** WHAT THE TASK REQUIRES **
Skip every image and restate the data word for word.

** MATERIAL PROVIDED **
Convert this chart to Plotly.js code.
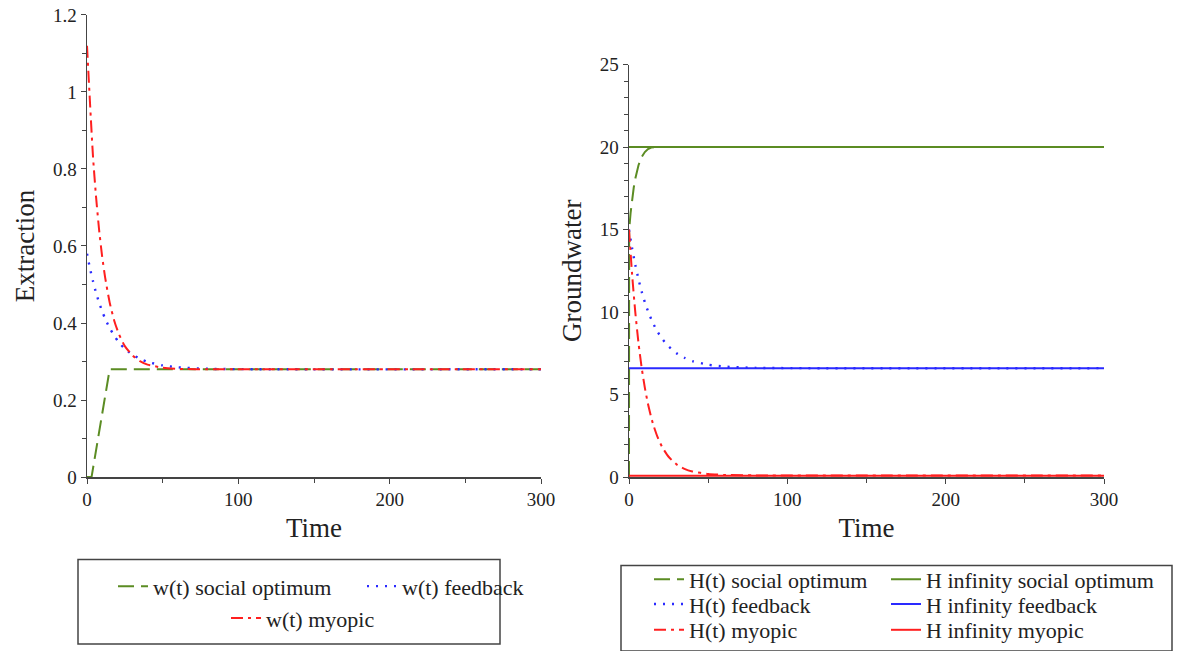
<!DOCTYPE html>
<html>
<head>
<meta charset="utf-8">
<script src="https://cdn.plot.ly/plotly-3.0.1.min.js"></script>
<style>
  html, body { margin: 0; padding: 0; background: #fff; }
  #chart { width: 1177px; height: 651px; }
</style>
</head>
<body>
<div id="chart"></div>
<script>
// ---------- Data ----------
// Left panel: extraction
const tWSocial = [0, 3, 15, 300];
const wSocial = [0, 0, 0.28, 0.28];

const tW = [0, 2, 4, 6, 8, 10, 12, 15, 18, 21, 25, 30, 35, 40, 50, 60, 80, 300];
const wFeedback = [0.58, 0.541, 0.508, 0.478, 0.453, 0.431, 0.411, 0.387, 0.367, 0.350, 0.333, 0.318, 0.307, 0.299, 0.290, 0.285, 0.281, 0.28];
const wMyopic = [1.12, 0.97, 0.83, 0.727, 0.642, 0.573, 0.518, 0.453, 0.406, 0.372, 0.340, 0.316, 0.301, 0.292, 0.284, 0.281, 0.28, 0.28];

// Right panel: groundwater
const tHSocial = [0, 0.1, 1, 2, 3, 4, 5, 6, 8, 10, 12, 14, 18, 30, 300];
const hSocial = [0, 15, 16.0, 16.85, 17.55, 18.1, 18.55, 18.9, 19.4, 19.7, 19.88, 19.97, 20, 20, 20];

const tH = [0, 2, 4, 6, 8, 10, 12, 15, 18, 21, 25, 30, 35, 40, 50, 60, 80, 300];
const hFeedback = [15, 13.84, 12.85, 11.99, 11.24, 10.6, 10.05, 9.36, 8.81, 8.37, 7.92, 7.51, 7.23, 7.03, 6.81, 6.70, 6.62, 6.6];
const hMyopic = [15, 12.23, 9.97, 8.13, 6.63, 5.42, 4.43, 3.27, 2.43, 1.81, 1.23, 0.77, 0.50, 0.34, 0.19, 0.13, 0.1, 0.1];

const tInf = [0, 300];
const hInfSocial = 20;
const hInfFeedback = 6.6;
const hInfMyopic = 0.08;

const xTicks = [0, 100, 200, 300];
const yTicksLeft = [0, 0.2, 0.4, 0.6, 0.8, 1, 1.2];
const yTicksRight = [0, 5, 10, 15, 20, 25];

// ---------- Styles ----------
const GREEN = '#5b8c23';
const BLUE = '#2a2aff';
const RED = '#ff1f1f';
const FONT = '"Liberation Serif", "Times New Roman", Times, serif';
const W = 1177, H = 651;
const px = v => v / W;
const py = v => (H - v) / H;

const traces = [
  {x: tWSocial, y: wSocial, name: 'w(t) social optimum', xaxis: 'x', yaxis: 'y',
   mode: 'lines', line: {color: GREEN, width: 2, dash: '16px,7px'}, legend: 'legend'},
  {x: tW, y: wFeedback, name: 'w(t) feedback', xaxis: 'x', yaxis: 'y',
   mode: 'lines', line: {color: BLUE, width: 2.4, dash: '2px,7px', shape: 'spline', smoothing: 0.6}, legend: 'legend2'},
  {x: tW, y: wMyopic, name: 'w(t) myopic', xaxis: 'x', yaxis: 'y',
   mode: 'lines', line: {color: RED, width: 2, dash: '12px,5px,3px,5px', shape: 'spline', smoothing: 0.6}, legend: 'legend3'},

  {x: tHSocial, y: hSocial, name: 'H(t) social optimum', xaxis: 'x2', yaxis: 'y2',
   mode: 'lines', line: {color: GREEN, width: 2, dash: '16px,7px'}, legend: 'legend4'},
  {x: tH, y: hFeedback, name: 'H(t) feedback', xaxis: 'x2', yaxis: 'y2',
   mode: 'lines', line: {color: BLUE, width: 2.4, dash: '2px,7px', shape: 'spline', smoothing: 0.6}, legend: 'legend5'},
  {x: tH, y: hMyopic, name: 'H(t) myopic', xaxis: 'x2', yaxis: 'y2',
   mode: 'lines', line: {color: RED, width: 2, dash: '12px,5px,3px,5px', shape: 'spline', smoothing: 0.6}, legend: 'legend6'},
  {x: tInf, y: tInf.map(() => hInfSocial), name: 'H infinity social optimum', xaxis: 'x2', yaxis: 'y2',
   mode: 'lines', line: {color: GREEN, width: 2}, legend: 'legend7'},
  {x: tInf, y: tInf.map(() => hInfFeedback), name: 'H infinity feedback', xaxis: 'x2', yaxis: 'y2',
   mode: 'lines', line: {color: BLUE, width: 2}, legend: 'legend8'},
  {x: tInf, y: tInf.map(() => hInfMyopic), name: 'H infinity myopic', xaxis: 'x2', yaxis: 'y2',
   mode: 'lines', line: {color: RED, width: 2}, legend: 'legend9'}
];

function xAxis(domain) {
  return {
    domain: domain, range: [0, 300], tickvals: xTicks, ticks: 'outside', ticklen: 5,
    tickcolor: '#444', showline: true, linecolor: '#444', linewidth: 1.5,
    showgrid: false, zeroline: false, fixedrange: true,
    minor: {dtick: 50, tick0: 0, ticks: 'outside', ticklen: 4, tickcolor: '#444', showgrid: false},
    tickfont: {family: FONT, size: 19, color: '#222'},
    title: {text: 'Time', font: {family: FONT, size: 27, color: '#222'}, standoff: 8}
  };
}
function yAxis(domain, range, vals, minorD, title, anchor) {
  return {
    domain: domain, range: range, tickvals: vals, ticks: 'outside', ticklen: 5, anchor: anchor,
    tickcolor: '#444', showline: true, linecolor: '#444', linewidth: 1.5,
    showgrid: false, zeroline: false, fixedrange: true,
    minor: {dtick: minorD, tick0: 0, ticks: 'outside', ticklen: 4, tickcolor: '#444', showgrid: false},
    tickfont: {family: FONT, size: 19, color: '#222'},
    title: {text: title, font: {family: FONT, size: 27, color: '#222'}, standoff: 10}
  };
}

function leg(textX, centerY) {
  return {
    x: px(textX - 40), y: py(centerY), xanchor: 'left', yanchor: 'middle',
    orientation: 'v', bgcolor: 'rgba(0,0,0,0)', borderwidth: 0,
    font: {family: FONT, size: 22, color: '#222'}
  };
}

const layout = {
  width: W, height: H,
  margin: {l: 0, r: 0, t: 0, b: 0},
  paper_bgcolor: '#fff', plot_bgcolor: '#fff',
  font: {family: FONT},
  showlegend: true,
  xaxis: Object.assign(xAxis([px(87), px(541)]), {anchor: 'y'}),
  yaxis: yAxis([py(480), py(15)], [0, 1.2], yTicksLeft, 0.1, 'Extraction', 'x'),
  xaxis2: Object.assign(xAxis([px(629), px(1104)]), {anchor: 'y2'}),
  yaxis2: yAxis([py(480), py(65)], [0, 25], yTicksRight, 1, 'Groundwater', 'x2'),
  legend: leg(153, 590),
  legend2: leg(402, 590),
  legend3: leg(266, 622),
  legend4: leg(689, 583),
  legend5: leg(689, 608),
  legend6: leg(689, 634),
  legend7: leg(926, 583),
  legend8: leg(926, 608),
  legend9: leg(926, 634),
  shapes: [
    {type: 'rect', xref: 'paper', yref: 'paper', x0: px(78), x1: px(500), y0: py(648), y1: py(563),
     line: {color: '#444', width: 1.5}, fillcolor: 'rgba(0,0,0,0)'},
    {type: 'rect', xref: 'paper', yref: 'paper', x0: px(621), x1: px(1172), y0: py(655), y1: py(569),
     line: {color: '#444', width: 1.5}, fillcolor: 'rgba(0,0,0,0)'}
  ]
};

Plotly.newPlot('chart', traces, layout, {staticPlot: true, displayModeBar: false});
</script>
</body>
</html>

** THE OUTPUT **
Convert this chart to Plotly.js code.
<!DOCTYPE html>
<html>
<head>
<meta charset="utf-8">
<script src="https://cdn.plot.ly/plotly-3.0.1.min.js"></script>
<style>
  html, body { margin: 0; padding: 0; background: #fff; }
  #chart { width: 1177px; height: 651px; }
</style>
</head>
<body>
<div id="chart"></div>
<script>
// ---------- Data ----------
// Left panel: extraction
const tWSocial = [0, 3, 15, 300];
const wSocial = [0, 0, 0.28, 0.28];

const tW = [0, 2, 4, 6, 8, 10, 12, 15, 18, 21, 25, 30, 35, 40, 50, 60, 80, 300];
const wFeedback = [0.58, 0.541, 0.508, 0.478, 0.453, 0.431, 0.411, 0.387, 0.367, 0.350, 0.333, 0.318, 0.307, 0.299, 0.290, 0.285, 0.281, 0.28];
const wMyopic = [1.12, 0.97, 0.83, 0.727, 0.642, 0.573, 0.518, 0.453, 0.406, 0.372, 0.340, 0.316, 0.301, 0.292, 0.284, 0.281, 0.28, 0.28];

// Right panel: groundwater
const tHSocial = [0, 0.1, 1, 2, 3, 4, 5, 6, 8, 10, 12, 14, 18, 30, 300];
const hSocial = [0, 15, 16.0, 16.85, 17.55, 18.1, 18.55, 18.9, 19.4, 19.7, 19.88, 19.97, 20, 20, 20];

const tH = [0, 2, 4, 6, 8, 10, 12, 15, 18, 21, 25, 30, 35, 40, 50, 60, 80, 300];
const hFeedback = [15, 13.84, 12.85, 11.99, 11.24, 10.6, 10.05, 9.36, 8.81, 8.37, 7.92, 7.51, 7.23, 7.03, 6.81, 6.70, 6.62, 6.6];
const hMyopic = [15, 12.23, 9.97, 8.13, 6.63, 5.42, 4.43, 3.27, 2.43, 1.81, 1.23, 0.77, 0.50, 0.34, 0.19, 0.13, 0.1, 0.1];

const tInf = [0, 300];
const hInfSocial = 20;
const hInfFeedback = 6.6;
const hInfMyopic = 0.08;

const xTicks = [0, 100, 200, 300];
const yTicksLeft = [0, 0.2, 0.4, 0.6, 0.8, 1, 1.2];
const yTicksRight = [0, 5, 10, 15, 20, 25];

// ---------- Styles ----------
const GREEN = '#5b8c23';
const BLUE = '#2a2aff';
const RED = '#ff1f1f';
const FONT = '"Liberation Serif", "Times New Roman", Times, serif';
const W = 1177, H = 651;
const px = v => v / W;
const py = v => (H - v) / H;

const traces = [
  {x: tWSocial, y: wSocial, name: 'w(t) social optimum', xaxis: 'x', yaxis: 'y',
   mode: 'lines', line: {color: GREEN, width: 2, dash: '16px,7px'}, legend: 'legend'},
  {x: tW, y: wFeedback, name: 'w(t) feedback', xaxis: 'x', yaxis: 'y',
   mode: 'lines', line: {color: BLUE, width: 2.4, dash: '2px,7px', shape: 'spline', smoothing: 0.6}, legend: 'legend2'},
  {x: tW, y: wMyopic, name: 'w(t) myopic', xaxis: 'x', yaxis: 'y',
   mode: 'lines', line: {color: RED, width: 2, dash: '12px,5px,3px,5px', shape: 'spline', smoothing: 0.6}, legend: 'legend3'},

  {x: tHSocial, y: hSocial, name: 'H(t) social optimum', xaxis: 'x2', yaxis: 'y2',
   mode: 'lines', line: {color: GREEN, width: 2, dash: '16px,7px'}, legend: 'legend4'},
  {x: tH, y: hFeedback, name: 'H(t) feedback', xaxis: 'x2', yaxis: 'y2',
   mode: 'lines', line: {color: BLUE, width: 2.4, dash: '2px,7px', shape: 'spline', smoothing: 0.6}, legend: 'legend5'},
  {x: tH, y: hMyopic, name: 'H(t) myopic', xaxis: 'x2', yaxis: 'y2',
   mode: 'lines', line: {color: RED, width: 2, dash: '12px,5px,3px,5px', shape: 'spline', smoothing: 0.6}, legend: 'legend6'},
  {x: tInf, y: tInf.map(() => hInfSocial), name: 'H infinity social optimum', xaxis: 'x2', yaxis: 'y2',
   mode: 'lines', line: {color: GREEN, width: 2}, legend: 'legend7'},
  {x: tInf, y: tInf.map(() => hInfFeedback), name: 'H infinity feedback', xaxis: 'x2', yaxis: 'y2',
   mode: 'lines', line: {color: BLUE, width: 2}, legend: 'legend8'},
  {x: tInf, y: tInf.map(() => hInfMyopic), name: 'H infinity myopic', xaxis: 'x2', yaxis: 'y2',
   mode: 'lines', line: {color: RED, width: 2}, legend: 'legend9'}
];

function xAxis(domain) {
  return {
    domain: domain, range: [0, 300], tickvals: xTicks, ticks: 'outside', ticklen: 5,
    tickcolor: '#444', showline: true, linecolor: '#444', linewidth: 1.5,
    showgrid: false, zeroline: false, fixedrange: true,
    minor: {dtick: 50, tick0: 0, ticks: 'outside', ticklen: 4, tickcolor: '#444', showgrid: false},
    tickfont: {family: FONT, size: 19, color: '#222'},
    title: {text: 'Time', font: {family: FONT, size: 27, color: '#222'}, standoff: 8}
  };
}
function yAxis(domain, range, vals, minorD, title, anchor) {
  return {
    domain: domain, range: range, tickvals: vals, ticks: 'outside', ticklen: 5, anchor: anchor,
    tickcolor: '#444', showline: true, linecolor: '#444', linewidth: 1.5,
    showgrid: false, zeroline: false, fixedrange: true,
    minor: {dtick: minorD, tick0: 0, ticks: 'outside', ticklen: 4, tickcolor: '#444', showgrid: false},
    tickfont: {family: FONT, size: 19, color: '#222'},
    title: {text: title, font: {family: FONT, size: 27, color: '#222'}, standoff: 10}
  };
}

function leg(textX, centerY) {
  return {
    x: px(textX - 40), y: py(centerY), xanchor: 'left', yanchor: 'middle',
    orientation: 'v', bgcolor: 'rgba(0,0,0,0)', borderwidth: 0,
    font: {family: FONT, size: 22, color: '#222'}
  };
}

const layout = {
  width: W, height: H,
  margin: {l: 0, r: 0, t: 0, b: 0},
  paper_bgcolor: '#fff', plot_bgcolor: '#fff',
  font: {family: FONT},
  showlegend: true,
  xaxis: Object.assign(xAxis([px(87), px(541)]), {anchor: 'y'}),
  yaxis: yAxis([py(480), py(15)], [0, 1.2], yTicksLeft, 0.1, 'Extraction', 'x'),
  xaxis2: Object.assign(xAxis([px(629), px(1104)]), {anchor: 'y2'}),
  yaxis2: yAxis([py(480), py(65)], [0, 25], yTicksRight, 1, 'Groundwater', 'x2'),
  legend: leg(153, 590),
  legend2: leg(402, 590),
  legend3: leg(266, 622),
  legend4: leg(689, 583),
  legend5: leg(689, 608),
  legend6: leg(689, 634),
  legend7: leg(926, 583),
  legend8: leg(926, 608),
  legend9: leg(926, 634),
  shapes: [
    {type: 'rect', xref: 'paper', yref: 'paper', x0: px(78), x1: px(500), y0: py(648), y1: py(563),
     line: {color: '#444', width: 1.5}, fillcolor: 'rgba(0,0,0,0)'},
    {type: 'rect', xref: 'paper', yref: 'paper', x0: px(621), x1: px(1172), y0: py(655), y1: py(569),
     line: {color: '#444', width: 1.5}, fillcolor: 'rgba(0,0,0,0)'}
  ]
};

Plotly.newPlot('chart', traces, layout, {staticPlot: true, displayModeBar: false});
</script>
</body>
</html>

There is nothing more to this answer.